Everyone has their own favorite cut of steak, and whether you're going for tenderness or flavor, the choice is up to you. However, there are two cuts that find their way to steakhouse plates more often than the rest. New York strip and sirloin may be the two most common cuts of beef around, though not everyone knows the difference between them.
The main difference between New York strip and sirloin is the location on the cow where each is cut from. The New York strip comes from the primal cut, whereas the sirloin comes from the round cut. To learn more about how each of these cuts affects flavor and texture, read on below.
New York Strip
The New York strip is cut from the muscle on the back of the steer, from an area called the short loin prime stock subprimal. This area also includes other cuts like the tenderloin and strip loin. See exactly what makes it unique here.
New York strip steaks have a fine grain and are relatively tender. When compared to sirloin steak, they are more tender and a bit less chewy. When compared to other cuts, many butchers describe the New York strip as having a "tight" texture.
The New York strip is one steak that is known for its flavor. It has a pronounced flavor that isn't dulled by excess fat. While it may not have as much character as sirloin, it has more overall flavor, and it is preferred by many butchers.

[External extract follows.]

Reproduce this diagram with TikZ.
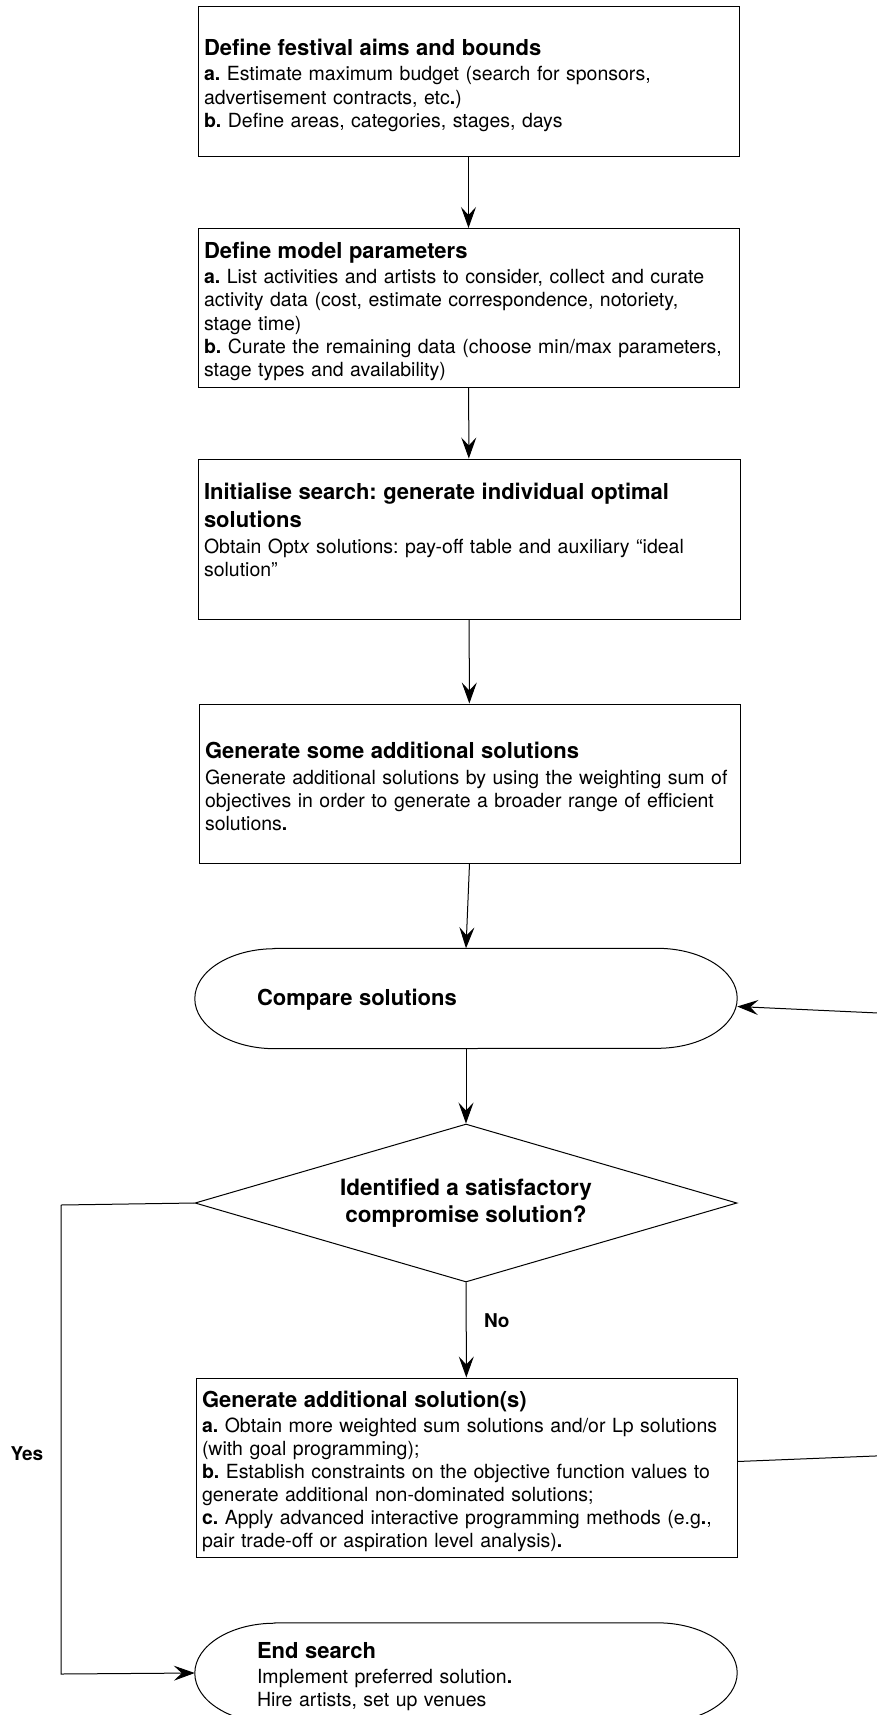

One of the things that makes the New York Strip so popular is that it is well-marbled. While it is overall quite lean, it has less fat than most other cuts and lacks any large pockets of fat. This makes it easy to trim before cooking.
In addition to the marbling, the New York strip also has a thick strip of fat along the top, which helps enhance its flavor. Make sure not to trim all of it off before cooking!
Since it's so popular, it shouldn't be surprising that the New York strip is one of the most expensive steaks around. On average, you can expect to pay about $15 per pound for it.
Because of its leanness, care needs to be taken when cooking New York strip to avoid drying it out. But with the right caution, it can be a good steak for the grill, pan, or oven. In fact, the New York strip steak may be one of the most versatile options around.
While the New York strip may be favored among many chefs and diners, the sirloin still holds a special place in restaurants across the world. It comes from the sirloin primal cut, right at the top of the cow, making it tender and well-marbled. Learn more about how it differs from the New York Strip here.
Sirloin is a bit less tender than New York strip, though it is still perfectly fine to eat without marinades for tenderizing. In fact, some diners even prefer the extra bit of chew it offers.
While the New York Strip has a stronger beef flavor, the sirloin has a more unique taste. Overall, it's more earthy with deep, rich notes.
If you're looking for a premium cut of meat while still staying within your budget, sirloin is an excellent choice. It's around ⅔ the price of a New York strip while still offering much of the delicious flavor, nice marbling, and tenderness.
Since sirloin has a bit more fat, there is less danger of it drying out, which makes it a safer choice for those with less experience on the grill. But it is also about as versatile as the strip and works well when pan seared or cooked in the oven.
How to Cook Steak at Home
While both of these cuts of steak have their own unique character, you can use a similar technique to cook them each to perfection. Just make sure to pay attention to your cook time to avoid drying them out.
1. Prepare Your Steaks.
Before cooking your steaks, you want to allow them to come to room temperature. Once they do, unwrap them and pat them dry with a kitchen towel. Both of these steps will help ensure you get the best possible sear on the meat and, therefore, the best flavor.
When they are ready for the pan, rub them with coarse salt and pepper. Don't be afraid about putting in too much, as the excess will fall off in the pan.
2. Heat the Pan.
When your steaks are ready, heat a cast-iron pan over medium-high heat. Cast iron is ideal here as it holds heat the best and ensures an even heat distribution. It should be fully heated after five minutes, and you can add a few tablespoons of cooking oil.
3. Cook and Flip.
Once your oil is fully heated, cook your steaks for 3 to 4 minutes per side. Make sure not to disturb them as they cook, as this will ruin the sear that is forming. After flipping them, put a few tablespoons of butter in the pan and baste.